GoPro Karma drone and handheld stabilizer
GoPro’s Karma drone.
But the market for consumer drones turned out to be smaller than GoPro expected, Woodman said. And ultimately, it didn’t have pockets deep enough to compete with DJI.
“We looked at how much we were spending on our drone program, relative to the number of units we were selling, and most importantly relative to the profit that we were making on the whole program,” he said. “It just became clear that the drone category is going to continue to be a thin-margin category. There’s incredibly stiff competition.”
After Solo collapsed, 3DR’s Guinn told Forbes that DJI’s vertical integration — the fact that it both designed and manufactured its own hardware — had represented an insurmountable obstacle. “What we realized is that it’s just going to be inherently much more difficult for a Silicon Valley-based, software-focused company to compete against vertically integrated powerhouse manufacturing company in China,” he told Forbes.

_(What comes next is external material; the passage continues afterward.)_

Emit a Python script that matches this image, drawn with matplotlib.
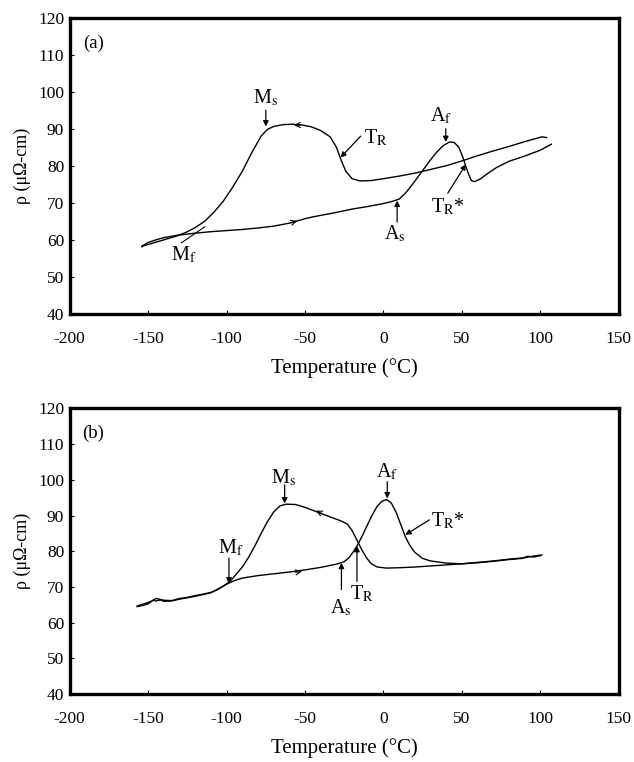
""" Resistivity vs temperature hysteresis loops, panels (a) and (b) """
import matplotlib
matplotlib.use('Agg')
import matplotlib.pyplot as plt

plt.rcParams['font.family'] = ['Liberation Serif', 'DejaVu Serif']
plt.rcParams['mathtext.fontset'] = 'stix'
plt.rcParams['axes.unicode_minus'] = False

# panel (a): cooling branch (hot -> cold)
a_cool_t = [104, 101, 90, 80, 70, 60, 50, 40, 30, 20, 10, 0, -8, -15, -20, -24, -27,
            -30, -34, -40, -46, -52, -58, -64, -70, -74, -78, -84, -90, -96, -102,
            -108, -114, -120, -126, -132, -140, -148, -153, -154]
a_cool_rho = [87.6, 87.8, 86.5, 85.2, 84.0, 82.7, 81.3, 80.0, 79.0, 78.0, 77.2, 76.5,
              76.0, 75.9, 76.5, 78.5, 81.5, 85.0, 87.8, 89.5, 90.5, 91.0, 91.2, 91.1,
              90.6, 89.8, 88.0, 83.5, 78.5, 74.3, 70.5, 67.5, 65.0, 63.3, 62.0, 61.0,
              60.0, 59.0, 58.4, 58.1]
# panel (a): heating branch (cold -> hot)
a_heat_t = [-154, -150, -145, -140, -132, -120, -110, -100, -90, -80, -70, -60, -50,
            -45, -40, -30, -20, -10, 0, 5, 10, 14, 18, 22, 26, 30, 34, 38, 42, 45, 48,
            50, 52, 54, 56, 58, 62, 66, 72, 80, 90, 100, 107]
a_heat_rho = [58.3, 59.3, 60.0, 60.6, 61.2, 61.8, 62.2, 62.5, 62.8, 63.2, 63.7, 64.5,
              65.7, 66.2, 66.6, 67.4, 68.3, 69.0, 69.8, 70.3, 71.0, 72.6, 74.7, 77.0,
              79.3, 81.6, 83.7, 85.4, 86.4, 86.3, 85.0, 83.0, 80.5, 78.0, 76.0, 75.7,
              76.5, 77.8, 79.5, 81.2, 82.6, 84.2, 85.8]

# panel (b): cooling branch (hot -> cold)
b_cool_t = [101, 95, 90, 80, 70, 60, 50, 40, 30, 20, 10, 2, -4, -8, -11, -14, -17, -20,
            -23, -27, -32, -38, -44, -50, -56, -62, -66, -70, -74, -78, -82, -86, -90,
            -94, -98, -102, -106, -110, -115, -120, -125, -130, -135, -140, -145, -148,
            -152, -155, -157]
b_cool_rho = [79.0, 78.6, 78.2, 77.8, 77.3, 76.9, 76.5, 76.2, 75.9, 75.6, 75.4, 75.3,
              75.6, 76.6, 78.3, 80.6, 83.2, 85.8, 87.6, 88.5, 89.3, 90.3, 91.3, 92.3,
              93.1, 93.2, 92.7, 91.0, 88.3, 85.0, 81.5, 78.3, 75.6, 73.5, 71.5, 70.3,
              69.2, 68.5, 68.0, 67.6, 67.1, 66.8, 66.2, 66.3, 66.8, 66.0, 65.4, 65.0,
              64.7]
# panel (b): heating branch (cold -> hot)
b_heat_t = [-157, -153, -150, -147, -145, -142, -140, -135, -130, -120, -110, -104, -100,
            -95, -90, -80, -70, -60, -50, -40, -30, -25, -22, -19, -16, -13, -10, -7,
            -4, -1, 2, 5, 8, 11, 14, 17, 20, 25, 30, 40, 50, 60, 70, 80, 88, 92, 96,
            100]
b_heat_rho = [64.5, 64.9, 65.3, 66.3, 66.1, 66.4, 66.0, 66.1, 66.6, 67.4, 68.4, 69.8,
              70.8, 71.8, 72.5, 73.2, 73.7, 74.2, 74.8, 75.5, 76.4, 77.1, 78.2, 80.0,
              82.2, 84.8, 87.6, 90.3, 92.6, 94.0, 94.5, 93.5, 91.0, 87.5, 84.0, 81.5,
              79.7, 78.0, 77.3, 76.7, 76.5, 76.8, 77.2, 77.7, 78.0, 78.6, 78.4, 78.8]

x_ticks = [-200, -150, -100, -50, 0, 50, 100, 150]
y_ticks = [40, 50, 60, 70, 80, 90, 100, 110, 120]

# (label, text position, arrow start, arrow end)
a_labels = [
    (r'M$_{\rm s}$', (-75, 98.3), (-75, 95.0), (-75, 90.6)),
    (r'T$_{\rm R}$', (-5, 87.6), (-14.5, 88.0), (-27.4, 82.2)),
    (r'A$_{\rm f}$', (37, 93.4), (39.7, 90.0), (39.7, 86.4)),
    (r'A$_{\rm s}$', (7.5, 61.7), (8.7, 64.8), (8.7, 70.6)),
    (r'T$_{\rm R}$*', (41, 68.8), (41, 72.6), (52.6, 80.4)),
    (r'M$_{\rm f}$', (-127, 55.8), None, None),
]
b_labels = [
    (r'M$_{\rm s}$', (-64, 100.5), (-63, 98.6), (-63, 93.4)),
    (r'A$_{\rm f}$', (2.5, 102.3), (2.4, 99.5), (2.4, 94.8)),
    (r'T$_{\rm R}$*', (41, 88.4), (29.3, 88.8), (13.9, 84.6)),
    (r'M$_{\rm f}$', (-97, 80.9), (-98.5, 78.1), (-98.5, 71.0)),
    (r'A$_{\rm s}$', (-27, 64.2), (-26.8, 69.3), (-26.8, 76.8)),
    (r'T$_{\rm R}$', (-14, 68.0), (-16.9, 71.6), (-16.9, 81.5)),
]


def style_axes(ax, tag):
    ax.set_xlim(-200, 150)
    ax.set_ylim(40, 120)
    ax.set_xticks(x_ticks)
    ax.set_yticks(y_ticks)
    ax.tick_params(direction='in', length=3, width=0.8, labelsize=12.5,
                   top=False, right=False)
    ax.tick_params(axis='x', pad=12)
    ax.tick_params(axis='y', pad=4)
    for sp in ax.spines.values():
        sp.set_linewidth(2.4)
    ax.set_xlabel('Temperature (°C)', fontsize=15, labelpad=8)
    ax.set_ylabel('ρ (μΩ-cm)', fontsize=13, labelpad=5)
    ax.text(-185, 113, tag, fontsize=13.5, ha='center', va='center')


def flow_arrow(ax, p0, p1):
    ax.annotate('', xy=p1, xytext=p0,
                arrowprops=dict(arrowstyle='->', lw=0.8, mutation_scale=9,
                                shrinkA=0, shrinkB=0))


def add_labels(ax, labels):
    for text, pos, start, end in labels:
        ax.text(pos[0], pos[1], text, fontsize=14.5, ha='center', va='center')
        if start is not None:
            ax.annotate('', xy=end, xytext=start,
                        arrowprops=dict(arrowstyle='-|>', lw=0.9, color='black',
                                        mutation_scale=8, shrinkA=0, shrinkB=0))


fig = plt.figure(figsize=(6.34, 7.62), dpi=100)
ax_a = fig.add_axes([0.110, 0.588, 0.866, 0.389])
ax_b = fig.add_axes([0.110, 0.089, 0.866, 0.375])

# (a)
ax_a.plot(a_cool_t, a_cool_rho, color='black', lw=1.0)
ax_a.plot(a_heat_t, a_heat_rho, color='black', lw=1.0)
ax_a.plot([-128.8, -114], [59.2, 63.5], color='black', lw=0.8)
flow_arrow(ax_a, (-53, 91.0), (-57, 90.9))
flow_arrow(ax_a, (-59, 64.6), (-55, 65.1))
add_labels(ax_a, a_labels)
style_axes(ax_a, '(a)')

# (b)
ax_b.plot(b_cool_t, b_cool_rho, color='black', lw=1.0)
ax_b.plot(b_heat_t, b_heat_rho, color='black', lw=1.0)
flow_arrow(ax_b, (-39, 90.5), (-43, 91.4))
flow_arrow(ax_b, (-56, 74.1), (-52, 74.4))
add_labels(ax_b, b_labels)
style_axes(ax_b, '(b)')

fig.savefig('out.png', dpi=100)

This week, Woodman echoed that sentiment. “In the drone space specifically to be competitive, and make money doing it, I think a company would need to be vertically integrated,” he said. “Because that’s what DJI is. That’s what you’re up against. And they’re going to be able to make a profit at lower retail price points than anybody who isn’t vertically integrated.”
Van Hoy says the future of drones lies in finding uses that go beyond elaborate selfie-taking: drones that can sniff gas leaks, for example, or analyze your home to see where heat is leaking out of it. You might buy your next drone not at Best Buy, he says, but Home Depot.
“There has to be some application that’s going to bring more consumers to the market on drones,” Van Hoy says. “Otherwise you’re going to get the Christmas crowd. They’re going to play with it for 10 minutes, and then it’s going to the attic.”